Walau saling terpisah-pisah, para penutur Bahasa Hakka yang berbeda logat dan dialek dapat berbicara satu sama lain. Kemana pun mereka pindah, orang Hakka masih mempertahankan kebudayaan, terutama bahasa. Bahasa Hakka memiliki kekerabatan yang lebih dekat dengan Bahasa Mandarin daripada bahasa Tionghoa lain.
Maka ini, walaupun orang Hakka telah pindah dan menetap di berbagai daerah lain di Tiongkok, mereka masih mempertahakan bahasa dan kebudayaan dikarenakan kebiasaan berpindah dalam kelompok besar dan menetap bersama di tempat baru. Jumlah orang Hakka sendiri diperkirakan berjumlah 30-45 juta orang di seluruh dunia.
Di Tiongkok selatan, orang Hakka merupakan pendatang terakhir di tanah orang lain dan seringkali harus bertahan hidup di tanah yang tidak subur.
Mereka dianggap rendah karena sebagian besar tidak mempunyai tanah, miskin, serta dianggap kurang beradab. Karena adanya penolakan dari kelompok Han lain inilah sehingga membentuk sifat mereka yang ulet, berani, gigih dan tabah.
Konflik dengan penduduk asli menyebabkan mereka menjadi komunitas yang memiliki solidaritas tinggi dan saling berhubungan erat. Kaum pria memiliki tugas berat di luar rumah, sementara wanita bekerja keras mengurus rumah dan ladang.
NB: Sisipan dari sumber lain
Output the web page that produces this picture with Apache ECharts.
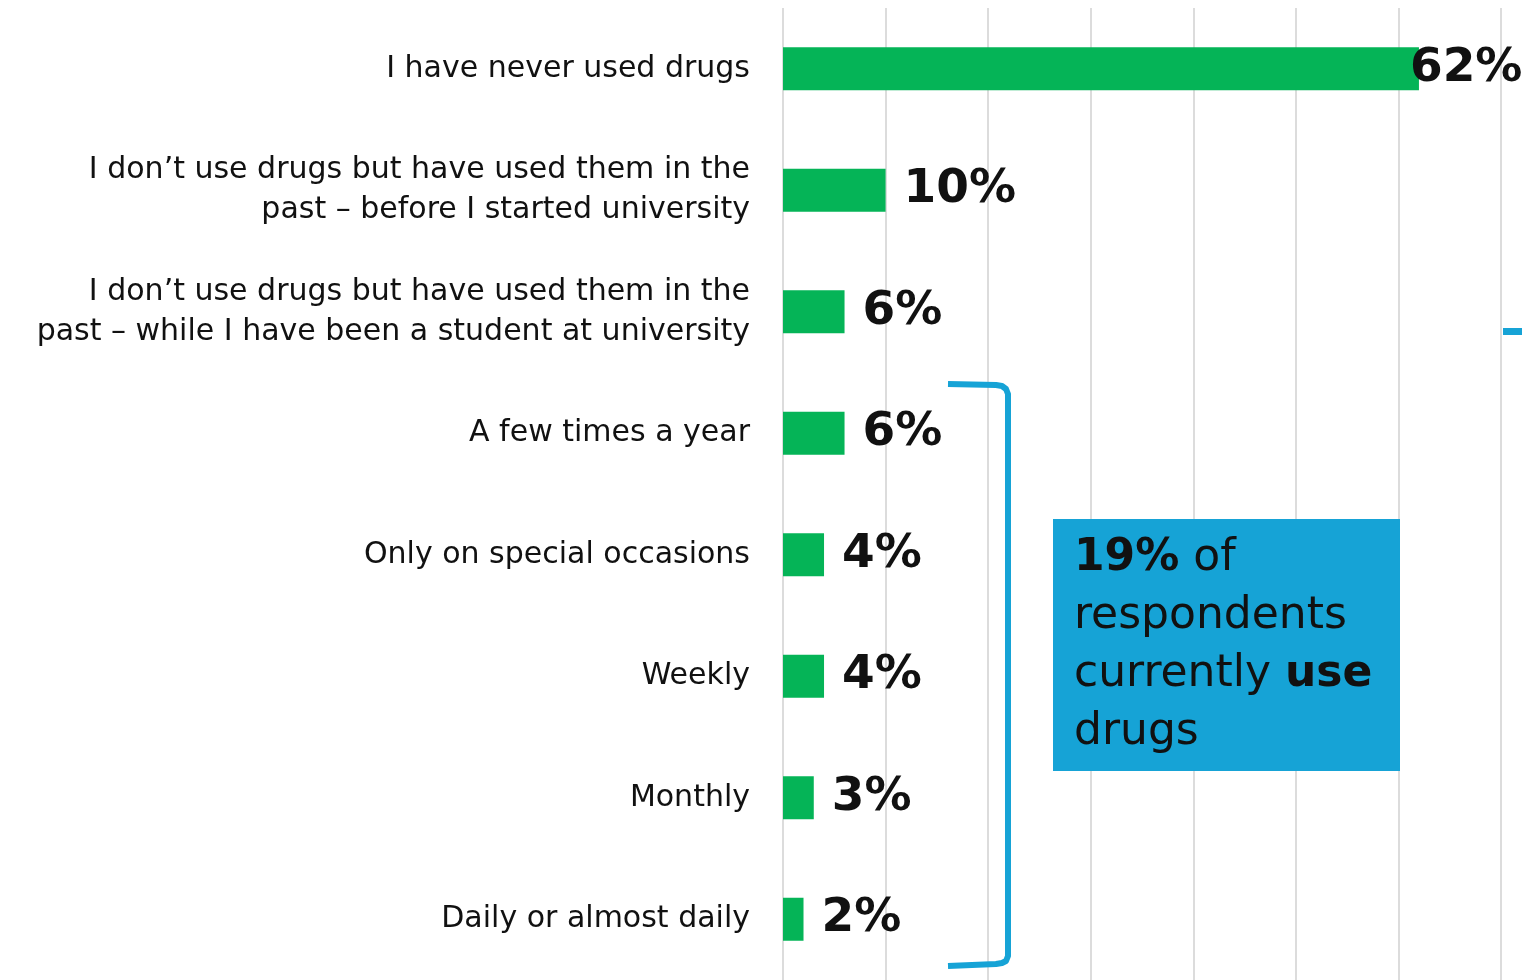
<!DOCTYPE html>
<html>
<head>
<meta charset="utf-8">
<script src="https://cdn.jsdelivr.net/npm/echarts@6/dist/echarts.min.js"></script>
<style>
  html, body { margin: 0; padding: 0; background: #fff; }
  #chart { width: 1522px; height: 980px; }
</style>
</head>
<body>
<div id="chart"></div>
<script>
// Drug use among respondents (% of all respondents)
const categories = [
  'I have never used drugs',
  'I don\u2019t use drugs but have used them in the\npast \u2013 before I started university',
  'I don\u2019t use drugs but have used them in the\npast \u2013 while I have been a student at university',
  'A few times a year',
  'Only on special occasions',
  'Weekly',
  'Monthly',
  'Daily or almost daily'
];
const values = [62, 10, 6, 6, 4, 4, 3, 2];
const xTicks = [0, 10, 20, 30, 40, 50, 60, 70];

const GREEN = '#05b457';
const BLUE = '#16a3d6';
const INK = '#111111';
const FONT = 'DejaVu Sans';

const chart = echarts.init(document.getElementById('chart'));

chart.setOption({
  animation: false,
  backgroundColor: '#ffffff',
  grid: { left: 783, right: 21, top: 8, height: 976, containLabel: false },
  xAxis: {
    type: 'value',
    min: xTicks[0],
    max: xTicks[xTicks.length - 1],
    interval: xTicks[1] - xTicks[0],
    axisLabel: { show: false },
    axisLine: { show: false },
    axisTick: { show: false },
    splitLine: { show: true, lineStyle: { color: '#dcdcdc', width: 2 } }
  },
  yAxis: {
    type: 'category',
    data: categories,
    inverse: true,
    axisLine: { show: false },
    axisTick: { show: false },
    axisLabel: {
      color: INK,
      fontFamily: FONT,
      fontSize: 30,
      lineHeight: 40,
      margin: 33,
      align: 'right'
    }
  },
  series: [{
    type: 'bar',
    barWidth: 43,
    data: values.map((v, i) => ({
      value: v,
      label: i === 0 ? { offset: [-27, 0] } : undefined
    })),
    itemStyle: { color: GREEN },
    label: {
      show: true,
      position: 'right',
      distance: 18,
      formatter: '{c}%',
      color: INK,
      fontFamily: FONT,
      fontWeight: 'bold',
      fontSize: 47
    }
  }],
  graphic: [
    // bracket grouping current users
    {
      type: 'polyline',
      z: 10,
      shape: {
        points: [
          [948, 384], [996, 385], [1002, 386], [1006, 389], [1008, 394],
          [1008, 956], [1006, 961], [1002, 963], [996, 964], [948, 966]
        ]
      },
      style: { fill: null, stroke: BLUE, lineWidth: 6, lineJoin: 'round' }
    },
    // small tick at right edge
    {
      type: 'rect',
      z: 10,
      shape: { x: 1503, y: 328, width: 19, height: 7 },
      style: { fill: BLUE }
    },
    // callout box
    {
      type: 'rect',
      z: 10,
      shape: { x: 1053, y: 519, width: 347, height: 252 },
      style: { fill: BLUE }
    },
    {
      type: 'text',
      z: 11,
      x: 1074,
      y: 530,
      style: {
        text: '{b|19%}{n| of}\n{n|respondents}\n{n|currently }{b|use}\n{n|drugs}',
        fill: INK,
        rich: {
          b: { fontFamily: FONT, fontWeight: 'bold', fontSize: 44, lineHeight: 58, fill: INK },
          n: { fontFamily: FONT, fontWeight: 'normal', fontSize: 44, lineHeight: 58, fill: INK }
        }
      }
    }
  ]
});
</script>
</body>
</html>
Konflik yang terus-menerus dengan penduduk asli menyebabkan orang Hakka berani mengambil resiko untuk keluar dari tempat asal dan berimigirasi ke berbagai tempat di Tiongkok dan luar negeri.
Orang Hakka di Indonesia sendiri terkonsentrasi di daerah Jakarta, Aceh, Sumatera Utara, Batam, Sumatera Selatan (Palembang), Bangka-Belitung, Lampung, Jawa, Kalimantan (Pontianak, Banjarmasin), Sulawesi Selatan (Makasar), Sulawesi Utara (Manado), Ambon dan Jayapura.
3. Kanton
Orang Kanton adalah penduduk yang berasal dari Guangzhou (Hanzi 广州, pinyin Guangzhou). Guangzhou sendiri adalah ibukota dari Propinsi Guangdong dan merupakan kota terbesar di China bagian selatan. Penduduknya banyak yang berpendidikan tinggi, serta terkenal dengan teknik pengobatan tradisionalnya yang mujarab.
Bahasa Kanton/cantonese (Hanzi 广东话, pinyin guangdong hua), atau Yuè ( 粤语), atau di Indonesia sering disebut bahasa Konghu adalah salah satu dari dialek bahasa Tionghoa yang dituturkan di daerah barat daya China (Guangdong), Hong Kong, Makau, dan masyarakat keturunan Tionghoa di Asia Tenggara.
Bahasa Kanton dituturkan oleh hampir 70 juta orang di seluruh dunia. Menurut penelitian dari ahli bahasa Han di China, dialek Kanton merupakan salah satu dialek bahasa Han tertua yang masih tersisa sekarang ini. Dialek Kanton dulunya digunakan secara luas pada zaman Dinasti Tang.
Orang Kanton di Indonesia sendiri terkonsentrasi di daerah Jakarta, Medan, Makassar dan Manado.
4. Tiochiu
Bahasa Tiochiu atau (Hanzi 潮州, pinyin Chaozhou) adalah sebuah dialek bahasa yang termasuk rumpun bahasa bahasa Sino-Tibet. Dialek ini mirip dengan bahasa Hokkian, karena itu penutur bahasa Hokkian dapat cukup mengerti bahasa ini meski tidak seluruhnya.
Bahasa Tiochiu boleh dikatakan adalah dialek Hokkian yang dipengaruhi oleh dialek Kantonis dikarenakan letak geografisnya yang berada di utara provinsi Guangdong dekat perbatasan dengan provinsi Fujian. Jumlah penurur bahasa Tiochiu diperkirakan berjumlah 10-15 juta orang yang tersebar di seluruh dunia.
Orang-orang Tiochiu di Indonesia sendiri berasal dari berbagai kota di Provinsi Guangdong, antara lain Jieyang, Chaozhou, dan Shantou. Daerah asal orang Tiochiu biasa disebut sebagai Chaoshan, gabungan dari kata Chaozhou dan Shantou.
Orang Tiochiu di Indonesia sendiri terkonsentrasi di daerah Sumatera Utara, Riau, Kepulauan Riau, Jambi, Sumatera Selatan, dan Kalimantan Barat (Pontianak, Ketapang).